Originally posted by ogl Aggressive sharpening kills the picture. It's not cure for camera with thick AA filter.
- Neither K-5 nor D800 have "thick" AA filters. Both cameras still produce a bit of moiré in extreme cases.
- There is no need for agressive sharpening. Just a bit of capture sharpening is required to increase the micro contrast a little so that the slight softening of the AA filter is counteracted.
Originally posted by ogl Thick AA filter is answer of manufacturers to the wish of users to shoot in JPEG with acceptable quality and without thinking about post-processing.
This is not true. AA filters are required for RAW files just as well. You can think of an AA filter as a poor man's three beam colour splitter. Each photosite in a Bayer matrix sensor only captures one colour and the filter's effect can be regarded as splitting the photons that would have hit one sensel in a Foveon sensor to many Bayer matrix sensor sensels, so that all colours are captured, not just one.
Originally posted by Pål Jensen Surely there must be some loss of finer detal by using an AA filter?
A well dimensioned AA filter only minimally affects true spatial resolution but mainly avoids colour moiré.
A monochrome only sensor could get away without an AA filter due to the high fill factor of today's sensors, but omitting an AA filter for a Bayer matrix sensor is just inviting trouble for very little gain.

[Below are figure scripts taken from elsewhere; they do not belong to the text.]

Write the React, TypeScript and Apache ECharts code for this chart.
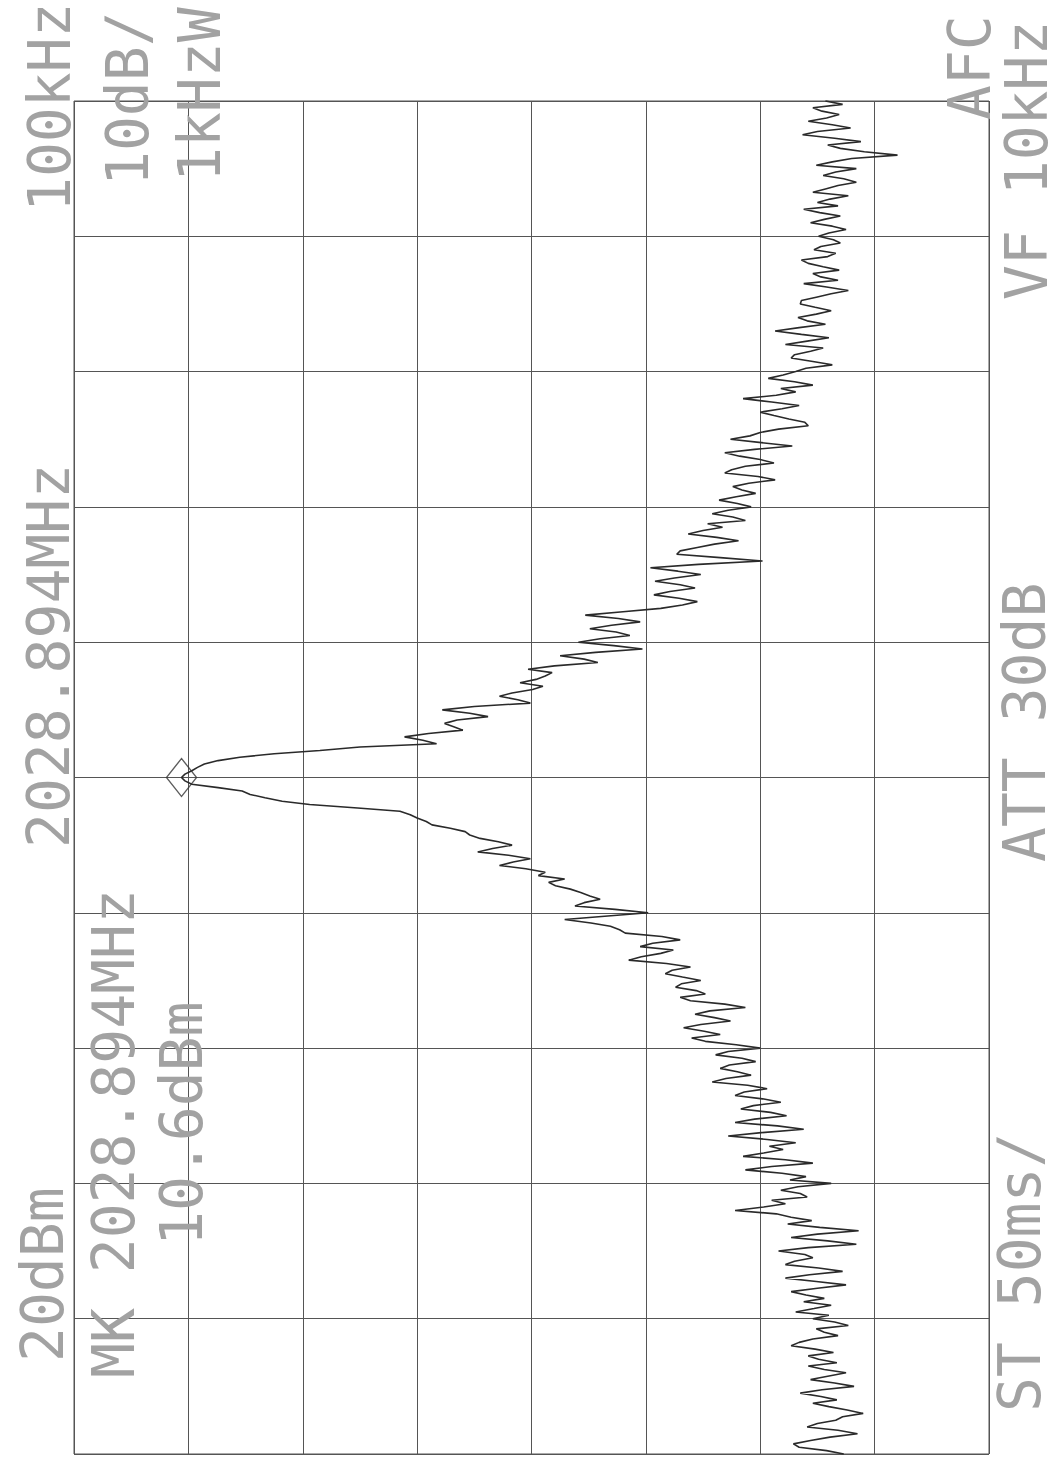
import React, { useEffect, useRef } from "react";
import * as echarts from "echarts";

// Spectrum analyser plot (page scanned rotated 90° counter-clockwise):
// amplitude axis runs left→right (20 dBm ref at left, 10 dB/div),
// frequency axis runs bottom→top (centre 2028.894 MHz, span 100 kHz).

const AMP_MIN_DBM = -60;
const AMP_MAX_DBM = 20;
const AMP_DIV_DB = 10;
const FREQ_MIN_KHZ = -50;
const FREQ_MAX_KHZ = 50;
const FREQ_DIV_KHZ = 10;
const FREQ_STEP_KHZ = 0.25;

// Trace amplitude (dBm) sampled every 0.25 kHz, from +50 kHz offset down to -50 kHz offset
const TRACE_DBM = [
  // +50 .. +45.25
  -45.7, -47.2, -44.6, -45.4, -46.9, -45.8, -44.2, -46.3, -47.9, -45.0,
  -43.7, -46.5, -48.8, -45.9, -47.0, -49.1, -52.0, -48.0, -46.3, -44.9,
  // +45 .. +40.25
  -48.4, -46.6, -45.5, -47.3, -48.4, -46.8, -45.7, -44.6, -47.7, -46.1,
  -45.0, -46.8, -43.8, -45.2, -47.0, -45.6, -44.4, -46.3, -47.5, -46.0,
  // +40 .. +35.25
  -45.1, -46.4, -47.0, -45.3, -44.7, -46.6, -45.9, -43.6, -44.2, -45.5,
  -46.9, -44.6, -45.3, -46.8, -43.8, -45.8, -47.7, -46.2, -44.9, -43.6,
  // +35 .. +30.25
  -43.5, -44.8, -46.2, -44.9, -43.3, -44.1, -45.7, -43.4, -41.3, -43.6,
  -46.0, -44.1, -42.2, -45.5, -44.4, -43.0, -42.7, -44.6, -46.3, -44.0,
  // +30 .. +25.25
  -43.1, -42.0, -40.7, -43.0, -44.6, -41.8, -43.1, -41.4, -38.5, -41.0,
  -43.4, -41.9, -40.0, -41.2, -42.5, -43.9, -44.2, -41.6, -40.0, -39.1,
  // +25 .. +20.25
  -37.4, -40.1, -42.8, -39.5, -36.9, -38.2, -40.0, -41.2, -38.7, -37.5,
  -36.9, -39.8, -41.3, -39.0, -37.6, -38.4, -39.6, -37.9, -36.4, -38.0,
  // +20 .. +15.25
  -39.2, -37.2, -35.8, -37.6, -38.7, -35.4, -36.7, -35.0, -33.7, -36.2,
  -38.1, -36.0, -34.5, -33.0, -32.7, -36.5, -40.2, -34.6, -30.4, -32.8,
  // +15 .. +10.25
  -34.8, -32.5, -30.8, -33.0, -34.3, -32.1, -30.7, -32.9, -34.5, -33.2,
  -31.3, -28.0, -24.7, -27.6, -29.5, -27.0, -25.1, -27.4, -28.6, -26.0,
  // +10 .. +5.25
  -24.1, -27.2, -29.7, -25.6, -22.5, -24.6, -25.8, -22.0, -19.7, -21.8,
  -21.2, -20.4, -19.0, -21.0, -20.1, -18.3, -17.2, -18.8, -19.9, -15.0,
  // +5 .. +0.25
  -12.2, -14.6, -16.2, -13.5, -12.4, -13.2, -14.0, -11.0, -8.9, -10.5,
  -11.7, -5.0, -1.5, 2.5, 5.5, 7.4, 8.6, 9.2, 9.7, 10.3,
  // 0, -0.25
  10.6, 10.3,
  // -0.5 .. -5.25
  9.7, 7.4, 5.3, 4.6, 3.3, 1.8, -0.6, -4.8, -8.5, -9.4,
  -10.0, -10.8, -11.3, -12.9, -14.2, -14.6, -15.5, -17.1, -18.3, -16.6,
  // -5.5 .. -10.25
  -15.3, -18.0, -19.9, -18.4, -17.2, -19.5, -21.2, -20.6, -22.9, -21.5,
  -22.1, -23.4, -24.3, -25.1, -26.0, -24.6, -23.8, -27.3, -30.2, -26.4,
  // -10.5 .. -15.25
  -22.9, -25.2, -26.9, -27.7, -28.2, -31.4, -33.0, -30.6, -29.5, -32.4,
  -31.3, -29.6, -28.5, -31.8, -33.9, -32.3, -31.7, -33.2, -34.8, -33.1,
  // -15.5 .. -20.25
  -32.6, -34.4, -35.2, -33.0, -33.9, -36.9, -38.7, -35.6, -34.3, -36.0,
  -37.4, -34.8, -33.3, -35.1, -36.5, -34.0, -35.2, -37.9, -40.0, -37.2,
  // -20.5 .. -25.25
  -36.1, -38.4, -39.6, -37.3, -36.5, -38.0, -39.2, -37.0, -35.8, -38.9,
  -40.6, -38.6, -37.8, -40.2, -41.8, -39.4, -38.3, -40.9, -42.3, -39.5,
  // -25.5 .. -30.25
  -37.8, -41.5, -43.8, -40.1, -37.2, -40.6, -43.1, -40.8, -42.0, -40.3,
  -38.5, -42.2, -44.6, -41.0, -38.7, -41.9, -44.0, -42.6, -46.2, -43.3,
  // -30.5 .. -35.25
  -41.8, -43.5, -44.1, -41.0, -42.2, -40.3, -37.8, -41.4, -42.7, -44.5,
  -42.4, -45.2, -48.6, -45.0, -42.7, -45.9, -48.4, -44.2, -41.6, -43.9,
  // -35.5 .. -40.25
  -44.6, -43.0, -42.2, -45.1, -47.2, -44.3, -42.2, -44.9, -47.5, -45.0,
  -42.7, -44.0, -45.6, -43.8, -46.2, -44.7, -43.1, -46.0, -44.6, -46.5,
  // -40.5 .. -45.25
  -47.7, -44.9, -45.6, -46.8, -44.6, -43.4, -42.7, -44.8, -46.4, -44.2,
  -45.1, -46.7, -44.2, -45.6, -47.5, -45.9, -44.4, -46.5, -48.2, -45.4,
  // -45.5 .. -50
  -43.5, -45.3, -46.7, -44.6, -46.0, -47.6, -49.0, -47.2, -46.6, -45.0,
  -44.1, -46.8, -48.5, -46.1, -44.4, -42.9, -43.4, -45.8, -47.3,
];

const MARKER_OFFSET_KHZ = 0;
const MARKER_DBM = 10.6;

const TXT_SPAN = "100kHz";
const TXT_SCALE = "10dB/";
const TXT_RBW = "1kHzW";
const TXT_AFC = "AFC";
const TXT_VBW = "VF 10kHz";
const TXT_CENTER = "2028.894MHz";
const TXT_ATT = "ATT 30dB";
const TXT_REF = "20dBm";
const TXT_MK = "MK 2028.894MHz";
const TXT_MK_LVL = "10.6dBm";
const TXT_SWEEP = "ST 50ms/";

// layout: x = column centre, y = bottom start of the rotated text
const TEXT_LAYOUT: [string, number, number][] = [
  [TXT_SPAN, 50, 212],
  [TXT_SCALE, 128, 186],
  [TXT_RBW, 200, 182],
  [TXT_AFC, 970, 120],
  [TXT_VBW, 1027, 300],
  [TXT_CENTER, 49, 848],
  [TXT_ATT, 1025, 862],
  [TXT_REF, 43, 1362],
  [TXT_MK, 114, 1378],
  [TXT_MK_LVL, 182, 1246],
  [TXT_SWEEP, 1020, 1412],
];

export default function App() {
  const ref = useRef<HTMLDivElement>(null);

  useEffect(() => {
    if (!ref.current) return;
    const chart = echarts.init(ref.current, undefined, { renderer: "svg" });

    const traceData = TRACE_DBM.map((v, i) => [v, FREQ_MAX_KHZ - i * FREQ_STEP_KHZ]);

    const graphics = TEXT_LAYOUT.map(([text, x, y]) => ({
      type: "text",
      x,
      y,
      rotation: Math.PI / 2,
      silent: true,
      z: 10,
      style: {
        text,
        fontFamily: "DejaVu Sans Mono",
        fontSize: 58,
        fill: "#a2a2a2",
        align: "left",
        verticalAlign: "middle",
        textAlign: "left",
        textVerticalAlign: "middle",
      },
    }));

    const gridLine = { color: "#555", width: 1 };

    chart.setOption({
      animation: false,
      backgroundColor: "#ffffff",
      grid: {
        left: 74,
        top: 101,
        width: 915,
        height: 1353,
        show: true,
        borderColor: "#555",
        borderWidth: 1,
        backgroundColor: "transparent",
      },
      xAxis: {
        type: "value",
        min: AMP_MIN_DBM,
        max: AMP_MAX_DBM,
        interval: AMP_DIV_DB,
        inverse: true,
        axisLine: { show: false },
        axisTick: { show: false },
        axisLabel: { show: false },
        splitLine: { show: true, lineStyle: gridLine },
      },
      yAxis: {
        type: "value",
        min: FREQ_MIN_KHZ,
        max: FREQ_MAX_KHZ,
        interval: FREQ_DIV_KHZ,
        axisLine: { show: false },
        axisTick: { show: false },
        axisLabel: { show: false },
        splitLine: { show: true, lineStyle: gridLine },
      },
      series: [
        {
          type: "line",
          data: traceData,
          showSymbol: false,
          silent: true,
          clip: false,
          lineStyle: { color: "#2a2a2a", width: 1.6 },
          z: 3,
        },
        {
          type: "scatter",
          data: [[MARKER_DBM, MARKER_OFFSET_KHZ]],
          symbol: "diamond",
          symbolSize: [30, 38],
          silent: true,
          itemStyle: { color: "rgba(0,0,0,0)", borderColor: "#333", borderWidth: 1.4 },
          z: 4,
        },
      ],
      graphic: graphics,
    });

    return () => chart.dispose();
  }, []);

  return (
    <div
      ref={ref}
      style={{ position: "fixed", left: 0, top: 0, width: 1063, height: 1479, background: "#fff" }}
    />
  );
}
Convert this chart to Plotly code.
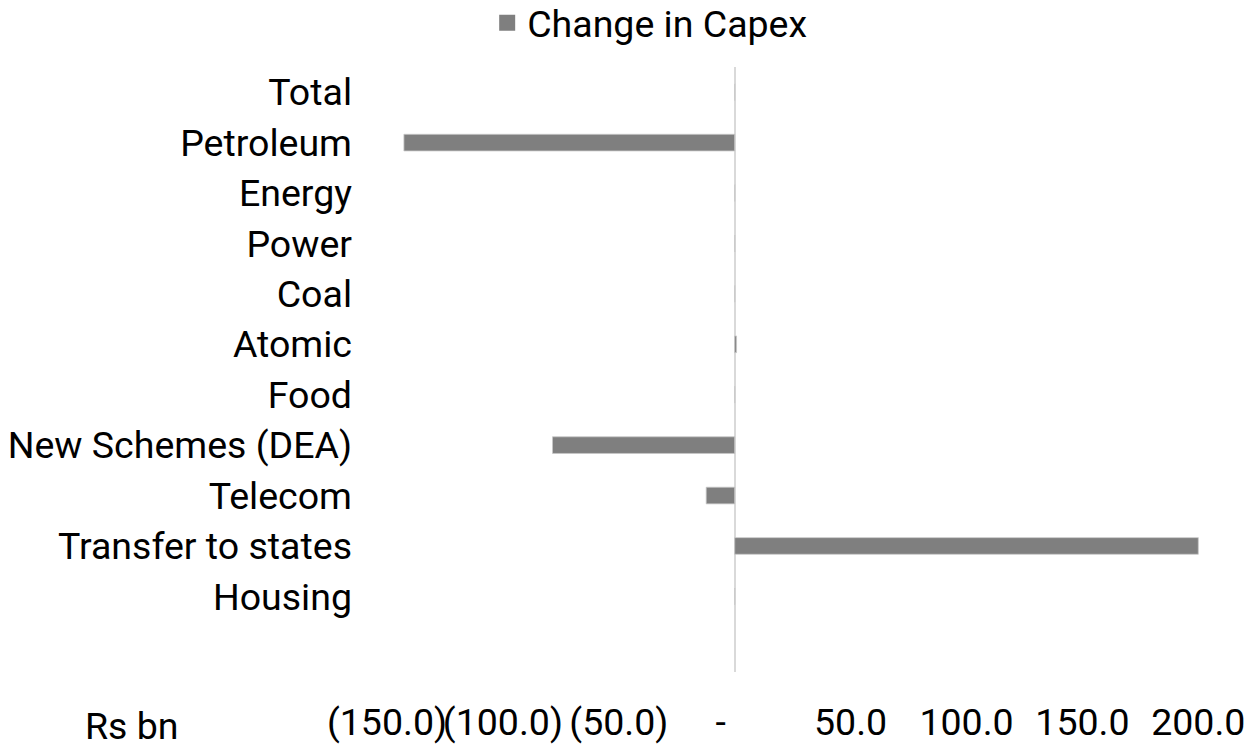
import plotly.graph_objects as go

categories = ["Total", "Petroleum", "Energy", "Power", "Coal", "Atomic", "Food",
              "New Schemes (DEA)", "Telecom", "Transfer to states", "Housing"]
change_in_capex = [0.0, -142.7, 0.0, 0.0, 0.0, 0.8, 0.0, -78.6, -12.3, 200.0, 0.0]

tick_values = [-150, -100, -50, 0, 50, 100, 150, 200]
tick_labels = ["(150.0)", "(100.0)", "(50.0)", "-\u00a0\u00a0\u00a0", "50.0", "100.0", "150.0", "200.0"]

BAR = "#7f7f7f"
FONT = "Roboto"
FS = 37.5

fig = go.Figure()
fig.add_trace(go.Bar(
    y=categories, x=change_in_capex, orientation="h",
    marker=dict(color=BAR, line=dict(color="#c8c8c8", width=0.8)),
    name="Change in Capex", showlegend=False,
))
# legend entry with a larger square swatch
fig.add_trace(go.Scatter(
    x=[None], y=[None], mode="markers", name="Change in Capex",
    marker=dict(symbol="square", size=18, color=BAR),
))

fig.update_layout(
    width=1248, height=747,
    margin=dict(l=387, r=49, t=67, b=75, autoexpand=False),
    paper_bgcolor="white", plot_bgcolor="white",
    font=dict(family=FONT, size=FS, color="#000000"),
    bargap=0.67,
    showlegend=True,
    legend=dict(orientation="h", x=0.3235, xanchor="center", y=1.073, yanchor="middle",
                font=dict(size=FS), bgcolor="rgba(0,0,0,0)", itemwidth=30,
                tracegroupgap=0),
    xaxis=dict(range=[-150, 200.3], tickvals=tick_values, ticktext=tick_labels,
               tickangle=0, automargin=False,
               showgrid=False, zeroline=True, zerolinecolor="#d9d9d9", zerolinewidth=2,
               showline=False, ticks="", ticklabelstandoff=24,
               tickfont=dict(size=FS, family=FONT)),
    yaxis=dict(type="category", categoryorder="array", categoryarray=categories,
               range=[11.5, -0.5], showgrid=False, zeroline=False, showline=False,
               automargin=False,
               ticks="", ticklabelstandoff=34, tickfont=dict(size=FS, family=FONT)),
    annotations=[dict(text="Rs bn", xref="paper", yref="paper",
                      x=(132 - 387) / 812, y=(672 - 726) / 605,
                      xanchor="center", yanchor="middle", showarrow=False,
                      font=dict(size=FS, family=FONT))],
)

fig.write_html("out.html", config={"displayModeBar": False},
               post_script="document.body.style.margin='0';document.body.style.overflow='hidden';")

Originally posted by ogl By the way, D800E has better low-light ISO and a bit better colour deptht han D800 in test of sensors .
The scores are very, very close to each other and some differences may be just due to measurement tolerances. For instance, the D800 has higher DR than the D800E but I'm sure that the difference is not real. Even if the other differences are real and due to the AA filter, they are definitely inconsequential in terms for making a real world difference for image quality.
Originally posted by Winder LR4 has a morie tool that works fairly well on RAW files.
I haven't used it yet but judging from my other Lightroom experiences, it won't be perfect. The main thing, though, is that you always have to apply the moiré tool manually in a localised fashion depending on an individual image, whereas you can set the global sharpening to an appropriate capture sharpening level once and then forget it.